I invite cross-disciplinary contributions—papers, discussions, dialogues, and artistic performances—that examine intersections between speculative finance and speculative fiction. Submissions from sociology, political economy, cultural studies, politics, critical finance studies, and speculative/science fiction studies are welcome, particularly those using speculative fiction to critique and reveal the complexities of financial systems, enriching our understanding of contemporary financialization. Papers might address, but are not limited to, the following questions:

  • In what ways does speculative finance shape social and political life through economic fictions?
  • What kind of worldbuilding is performed by speculative finance, and how do its practices suppress alternative futures?
  • What forms of structural violence are embedded within financialized systems, and how can speculative fiction reveal these dynamics?
  • How does speculative fiction subvert the perceived rationalization of finance?
  • What examples from speculative fiction critically engage with finance and economic systems?
  • How does speculative finance redefine value and risk in contemporary capitalism, and what are its implications for social, political, and economic structures?
  • What is the profound impact of Silicon Valley’s structural operations and speculative imagination on the contemporary economy, particularly through the lens of financialization?
  • In what ways can speculative fiction defamiliarize the abstractions of finance and make them perceptible?
  • How does speculative fiction enable new forms of social theory and critical engagement with speculative finance?
  • How do speculative fiction artworks challenge, critique, or visualize speculative financial systems, and what possibilities do they offer for alternative futures?
  • How do science fiction or speculative fiction artworks illuminate the operations and imaginative speculations of Silicon Valley, particularly those proposing alternative models to the current Silicon Valley-driven economic framework?

Key dates:

  • Abstract Submission Deadline: 7 January 2025
  • Notification of Acceptance: 26 January 2025
  • Full Paper Submission Deadline: 30 April 2025

Please submit abstracts of 300–500 words, along with a brief bio, to [email protected]. The workshop welcomes both early-career scholars (including PhD candidates and postdoctoral researchers) and established academics whose work critically engages with the financialized status quo and envisions alternative futures through the lens of speculative fiction. Selected participants will receive one night of accommodation in Copenhagen. If you require financial assistance for travel, please indicate this in your submission.

Special issue: It is hoped that the workshop will result in a special issue that explores the logical and structural relationship between speculative fiction and speculative finance. The target journals will be determined during the discussions at the workshop.

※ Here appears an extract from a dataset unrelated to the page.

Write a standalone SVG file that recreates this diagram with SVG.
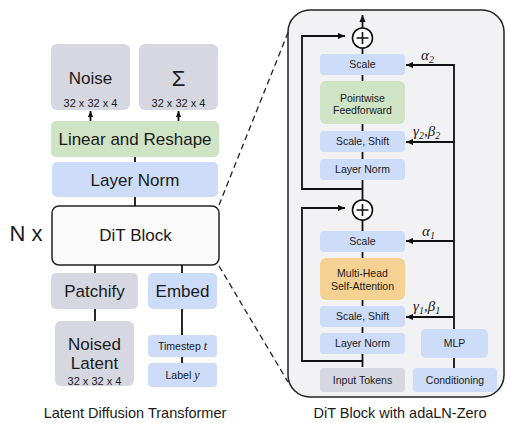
<svg xmlns="http://www.w3.org/2000/svg" width="507" height="423" viewBox="0 0 507 423">
  <defs>
    <marker id="ah" viewBox="0 0 8 8" refX="8" refY="4" markerWidth="7" markerHeight="7" orient="auto" markerUnits="userSpaceOnUse">
      <path d="M0,0.5 L8,4 L0,7.5 Z" fill="#111"/>
    </marker>
    <marker id="ahs" viewBox="0 0 8 8" refX="8" refY="4" markerWidth="6" markerHeight="6" orient="auto" markerUnits="userSpaceOnUse">
      <path d="M0,0.5 L8,4 L0,7.5 Z" fill="#111"/>
    </marker>
  </defs>
  <style>
    text { font-family: "Liberation Sans", Arial, sans-serif; fill: #1a1a1a; text-anchor: middle; }
    .gray { fill: #d6d7e1; }
    .blue { fill: #cddcf9; }
    .green { fill: #cfe3c5; }
    .orange { fill: #f5d294; }
    .big { font-size: 17px; }
    .dim { font-size: 11px; }
    .sm { font-size: 10.5px; }
    .cap { font-size: 14.5px; }
    .greek { font-family: "Liberation Serif", "Times New Roman", serif; font-style: italic; font-size: 15px; text-anchor: start; }
    .wire { fill: none; stroke: #111; stroke-width: 1.8; }
    .thin { fill: none; stroke: #111; stroke-width: 1.6; }
    .dash { fill: none; stroke: #222; stroke-width: 1.3; stroke-dasharray: 6 4; }
  </style>

  <!-- block panel background -->
  <rect id="panel" x="288" y="10" width="216" height="387" rx="22" fill="#f2f2f4" stroke="#222" stroke-width="1.5"/>

  <!-- ===== left: overall transformer ===== -->
  <g id="noise">
    <rect class="gray" x="51" y="44" width="79" height="66" rx="6"/>
    <text class="big" x="90.5" y="84">Noise</text>
    <text class="dim" x="90.5" y="107">32 x 32 x 4</text>
  </g>
  <g id="sigma">
    <rect class="gray" x="139" y="44" width="79" height="66" rx="6"/>
    <text x="178.5" y="86" font-size="22">Σ</text>
    <text class="dim" x="178.5" y="107">32 x 32 x 4</text>
  </g>
  <g id="linear-reshape">
    <rect class="green" x="51" y="121" width="168" height="36" rx="5"/>
    <text class="big" x="135" y="145">Linear and Reshape</text>
  </g>
  <g id="layer-norm-out">
    <rect class="blue" x="52" y="162" width="166" height="35" rx="5"/>
    <text class="big" x="135" y="185.5">Layer Norm</text>
  </g>
  <g id="dit-block">
    <rect x="52" y="206" width="167" height="59" rx="7" fill="#fafafa" stroke="#222" stroke-width="1.5"/>
    <text class="big" x="135.5" y="241">DiT Block</text>
  </g>
  <text x="26" y="241" font-size="22">N x</text>
  <g id="patchify">
    <rect class="gray" x="51" y="273" width="87" height="36" rx="5"/>
    <text class="big" x="94.5" y="297">Patchify</text>
  </g>
  <g id="embed">
    <rect class="blue" x="148" y="273" width="69" height="36" rx="5"/>
    <text class="big" x="182.5" y="297">Embed</text>
  </g>
  <g id="noised-latent">
    <rect class="gray" x="55" y="321" width="79" height="65" rx="6"/>
    <text class="big" x="94.5" y="350">Noised</text>
    <text class="big" x="94.5" y="369">Latent</text>
    <text class="dim" x="94.5" y="385">32 x 32 x 4</text>
  </g>
  <g id="timestep">
    <rect class="blue" x="148" y="335" width="69" height="22" rx="4"/>
    <text class="sm" x="182.5" y="350">Timestep <tspan font-family="Liberation Serif, serif" font-style="italic" font-size="12">t</tspan></text>
  </g>
  <g id="label">
    <rect class="blue" x="148" y="363" width="69" height="24" rx="4"/>
    <text class="sm" x="182.5" y="379">Label <tspan font-family="Liberation Serif, serif" font-style="italic" font-size="12">y</tspan></text>
  </g>
  <text class="cap" x="135" y="418">Latent Diffusion Transformer</text>

  <!-- ===== right: block internals ===== -->
  <g id="scale-2">
    <rect class="blue" x="320" y="54" width="85" height="21" rx="4"/>
    <text class="sm" x="362.5" y="68">Scale</text>
  </g>
  <g id="feedforward">
    <rect class="green" x="320" y="81" width="85" height="43" rx="6"/>
    <text class="sm" x="362.5" y="101.5">Pointwise</text>
    <text class="sm" x="362.5" y="114">Feedforward</text>
  </g>
  <g id="scale-shift-2">
    <rect class="blue" x="320" y="131" width="85" height="21" rx="4"/>
    <text class="sm" x="362.5" y="145">Scale, Shift</text>
  </g>
  <g id="layer-norm-2">
    <rect class="blue" x="320" y="159" width="85" height="21" rx="4"/>
    <text class="sm" x="362.5" y="173">Layer Norm</text>
  </g>
  <g id="scale-1">
    <rect class="blue" x="320" y="231" width="85" height="21" rx="4"/>
    <text class="sm" x="362.5" y="245">Scale</text>
  </g>
  <g id="attention">
    <rect class="orange" x="320" y="258" width="85" height="42" rx="6"/>
    <text class="sm" x="362.5" y="276.5">Multi-Head</text>
    <text class="sm" x="362.5" y="289.5">Self-Attention</text>
  </g>
  <g id="scale-shift-1">
    <rect class="blue" x="320" y="306" width="85" height="21" rx="4"/>
    <text class="sm" x="362.5" y="320">Scale, Shift</text>
  </g>
  <g id="layer-norm-1">
    <rect class="blue" x="320" y="333" width="85" height="21" rx="4"/>
    <text class="sm" x="362.5" y="347">Layer Norm</text>
  </g>
  <g id="input-tokens">
    <rect class="gray" x="320" y="368" width="85" height="24" rx="4"/>
    <text class="sm" x="362.5" y="384">Input Tokens</text>
  </g>
  <g id="mlp">
    <rect class="blue" x="421" y="329" width="67" height="29" rx="5"/>
    <text class="sm" x="454.5" y="347">MLP</text>
  </g>
  <g id="conditioning">
    <rect class="blue" x="413" y="368" width="84" height="24" rx="4"/>
    <text class="sm" x="455" y="384">Conditioning</text>
  </g>
  <g id="add-2">
    <circle cx="362.5" cy="38" r="10" fill="#fff" stroke="#111" stroke-width="1.6"/>
    <path class="thin" d="M356.5 38 H368.5 M362.5 32 V44"/>
  </g>
  <g id="add-1">
    <circle cx="362.5" cy="210" r="10" fill="#fff" stroke="#111" stroke-width="1.6"/>
    <path class="thin" d="M356.5 210 H368.5 M362.5 204 V216"/>
  </g>
  <text class="cap" x="400" y="418">DiT Block with adaLN-Zero</text>

  <!-- modulation labels -->
  <text class="greek" x="421" y="60">α<tspan font-size="10" dy="3">2</tspan></text>
  <text class="greek" x="413" y="136">γ<tspan font-size="10" dy="3">2</tspan><tspan dy="-3">,β</tspan><tspan font-size="10" dy="3">2</tspan></text>
  <text class="greek" x="422" y="236">α<tspan font-size="10" dy="3">1</tspan></text>
  <text class="greek" x="413" y="311">γ<tspan font-size="10" dy="3">1</tspan><tspan dy="-3">,β</tspan><tspan font-size="10" dy="3">1</tspan></text>

  <!-- connectors -->
  <g id="connectors">
    <!-- left column -->
    <path class="wire" d="M90.5 121 V111" marker-end="url(#ahs)"/>
    <path class="wire" d="M178.5 121 V111" marker-end="url(#ahs)"/>
    <path class="wire" d="M135 157 V162"/>
    <path class="wire" d="M135 197 V206"/>
    <path class="wire" d="M95 265 V273"/>
    <path class="wire" d="M182 265 V273"/>
    <path class="wire" d="M95 309 V321"/>
    <path class="wire" d="M182 309 V335"/>
    <path class="wire" d="M182 357 V363"/>

    <!-- zoom guides -->
    <path class="dash" d="M219 205 L289 30"/>
    <path class="dash" d="M219 266 L288 382"/>

    <!-- main path through block -->
    <path class="wire" d="M362.5 28 V15" marker-end="url(#ah)"/>
    <path class="wire" d="M362.5 48 V54"/>
    <path class="wire" d="M362.5 75 V81"/>
    <path class="wire" d="M362.5 124 V131"/>
    <path class="wire" d="M362.5 152 V159"/>
    <path class="wire" d="M362.5 180 V200"/>
    <path class="wire" d="M362.5 220 V231"/>
    <path class="wire" d="M362.5 252 V258"/>
    <path class="wire" d="M362.5 300 V306"/>
    <path class="wire" d="M362.5 327 V333"/>
    <path class="wire" d="M362.5 354 V367"/>

    <!-- residual skips -->
    <path class="wire" d="M362.5 189 H302 V36 H345" marker-end="url(#ah)"/>
    <path class="wire" d="M362.5 361 H302 V208 H345" marker-end="url(#ah)"/>

    <!-- conditioning branch -->
    <path class="wire" d="M454 368 V358"/>
    <path class="wire" d="M454 329 V65 H406" marker-end="url(#ah)"/>
    <path class="wire" d="M454 142 H406" marker-end="url(#ah)"/>
    <path class="wire" d="M454 241 H406" marker-end="url(#ah)"/>
    <path class="wire" d="M454 317 H406" marker-end="url(#ah)"/>
  </g>
</svg>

Organizer: Ali Rıza Taşkale is a Marie Skłodowska-Curie Postdoctoral Fellow in the Department of Social Sciences and Business at Roskilde University, Denmark. His research has been published in journals and magazines such as Los Angeles Review of Books, Utopian Studies, Distinktion, Thesis Eleven, Rethinking Marxism, Northern Lights, New Political Science, Contemporary Political Theory, Third Text, Theory, Culture & Society, and Journal for Cultural Research. His book, Post-Politics in Context, was published by Routledge in 2016. Currently, he serves on the editorial board of Distinktion, overseeing special issues and the forum exchange section. His ongoing project examines the logical and structural relationship between speculative fiction and speculative finance.